We updated the NHS App public roadmap: https://digital.nhs.uk/services/nhs-app/future-developments

Now that I’ve refreshed this a couple of times, it’s clear there are some issues with the format. ‘Recently delivered’, ‘Working on now’ and ‘Working on next’ are all still good headings but the way in which we’ve grouped the product areas no longer works. The high-level goals and objectives also need rewriting.

Drivers consulting a paper map
Photo by Sebastian Herrmann on Unsplash

The level of detail we provide feels about right, but I sometimes tie myself in knots when I describe what we are doing. I don’t want to be too specific about solutions because we are often still working things out, but that can lead to my descriptions being vague or verbose. The shorthand we use to cover this gap internally could give our external audience the wrong idea.

UKGovcamp

It was great to see so many people turn out for this, and to bump into so many colleagues and associates. The sessions on digital ID and Discovery-Alpha-Beta-Live were both great. The pitching process didn’t quite work for me, but I understand why the old way of doing it wouldn’t work with the larger crowd.
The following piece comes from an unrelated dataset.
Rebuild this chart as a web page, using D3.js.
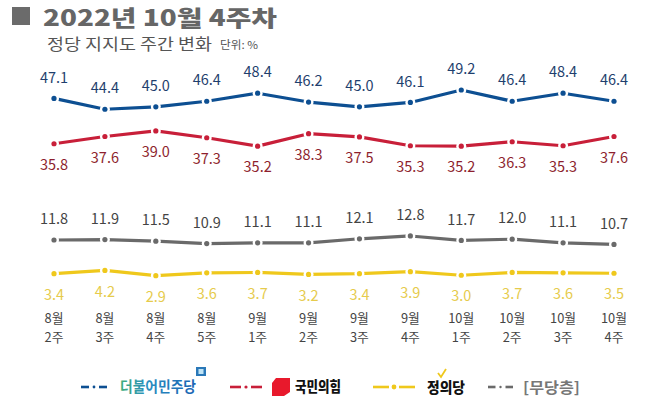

My cultural highlights of the month

  • Pandemonium at Soho Theatre. Some of the imagery (Matt Hancock emerging from the swap, Liz Truss crumpling into dust) is burned onto my retina for all time. First-rate satire.
  • Civilization VI. This might be my favourite instalment of the game series. I really wish that wasn’t the case as it has the potential to be a massive time-sink. I should probably uninstall it.